No standard could ever hope to cover all possible business situations. For this reason, some of the controls may appear confusing or contradictory in your particular situation. Remember, last month we said that the controls normally have one of two intents, and if you refer back to them when in doubt, you can normally work out what the control means in your situation, ie:
1. Prevent inappropriate disclosure of cardholder data
2. Detect when inappropriate disclosure occurs, allowing quick remediation.
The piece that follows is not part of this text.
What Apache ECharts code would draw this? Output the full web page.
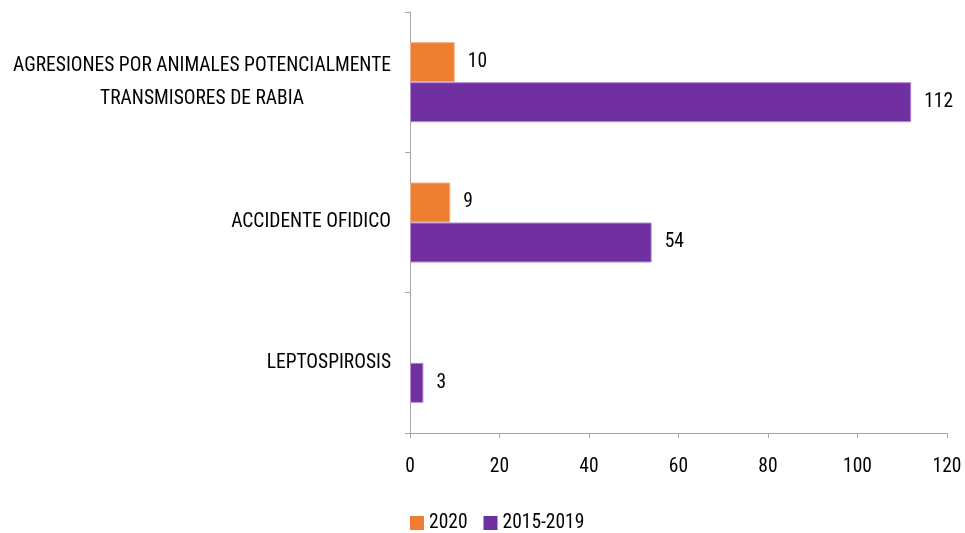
<!DOCTYPE html>
<html>
<head>
<meta charset="utf-8">
<script src="https://cdn.jsdelivr.net/npm/echarts@6/dist/echarts.min.js"></script>
<style>
  html, body { margin: 0; padding: 0; background: #fff; }
  #main { width: 965px; height: 533px; }
</style>
</head>
<body>
<div id="main"></div>
<script>
const categories = [
  'AGRESIONES POR ANIMALES POTENCIALMENTE\nTRANSMISORES DE RABIA',
  'ACCIDENTE OFIDICO',
  'LEPTOSPIROSIS'
]
const values2020 = [10, 9, null]
const values2015_2019 = [112, 54, 3]
const xTicks = [0, 20, 40, 60, 80, 100, 120]

const font = '"Roboto Condensed", "Noto Sans", sans-serif'
const fs = 19.5

var myChart = echarts.init(document.getElementById('main'))

let option = {
  animation: false,
  textStyle: { fontFamily: font },
  legend: {
    bottom: -5,
    left: 405,
    itemWidth: 14,
    itemHeight: 14,
    itemGap: 16,
    icon: 'rect',
    itemStyle: { borderWidth: 0 },
    textStyle: { fontFamily: font, fontSize: fs, color: '#000' },
    data: ['2020', '2015-2019'],
  },
  grid: {
    left: 410,
    right: 18,
    top: 12,
    bottom: 100,
    containLabel: false,
    outerBoundsMode: 'none',
  },
  xAxis: {
    type: 'value',
    min: xTicks[0],
    max: xTicks[xTicks.length - 1],
    interval: 20,
    axisLine: { show: true, lineStyle: { color: '#a6a6a6' } },
    axisTick: { show: true, length: 5, lineStyle: { color: '#a6a6a6' } },
    axisLabel: { fontFamily: font, fontSize: fs, color: '#000', margin: 24 },
    splitLine: { show: false },
  },
  yAxis: {
    type: 'category',
    inverse: true,
    data: categories,
    axisLine: { show: true, lineStyle: { color: '#a6a6a6' } },
    axisTick: { show: true, length: 5, lineStyle: { color: '#a6a6a6' } },
    axisLabel: {
      fontFamily: font,
      fontSize: fs,
      color: '#000',
      margin: 19,
      lineHeight: 33,
      formatter: function (v) {
        return v.split('\n').map(function (s) { return '{c|' + s + '}' }).join('\n')
      },
      rich: {
        c: { align: 'center', fontFamily: font, fontSize: fs, color: '#000', lineHeight: 33 },
      },
    },
  },
  series: [
    {
      name: '2020',
      type: 'bar',
      data: values2020,
      barWidth: 40,
      barGap: '0%',
      itemStyle: { color: '#ed7d31', borderColor: '#f4b183', borderWidth: 1 },
      label: { show: true, position: 'right', distance: 13, fontFamily: font, fontSize: fs, color: '#000' },
    },
    {
      name: '2015-2019',
      type: 'bar',
      data: values2015_2019,
      barWidth: 40,
      barGap: '0%',
      itemStyle: { color: '#7030a0', borderColor: '#b48bd6', borderWidth: 1 },
      label: { show: true, position: 'right', distance: 13, fontFamily: font, fontSize: fs, color: '#000' },
    },
  ],
}
myChart.setOption(option)
</script>
</body>
</html>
The Standard is also evolving. This is why we encourage all merchants to take a ’Security’ view rather than a ’Compliance’ view. What’s the difference between Secure and Complaint? To use an analogy, "Secure” is the designated driver who doesn’t drink for the evening. "Compliant” asks the bartender how many drinks he can have and still get away with driving home. If you are secure, compliance should occur as a result. You may be 100% compliant, but still not be secure. If you take the view of just doing enough to satisfy the Standard, then you will more than likely get caught out when the Standard changes (each revision gets tougher). Version 2.0 of the Standard was released in October 2010. If you have a copy of version 1.2 as a result of reading our earlier articles, make sure you get the latest copy.
Some of the controls have the potential to be quite costly to implement for smaller merchants. These include but are not limited to:
- intrusion detection or prevention systems (IDS/IPS)
- file integrity monitoring (FIM),
- centralised log monitoring, and
- annual penetration testing.
If you are in any doubt about any aspect of the Standard, we encourage you to speak to your bank (acquirer) or QSA. Ask your bank to confirm what level merchant you are and what your validation requirements are (SAQ, onsite audit etc).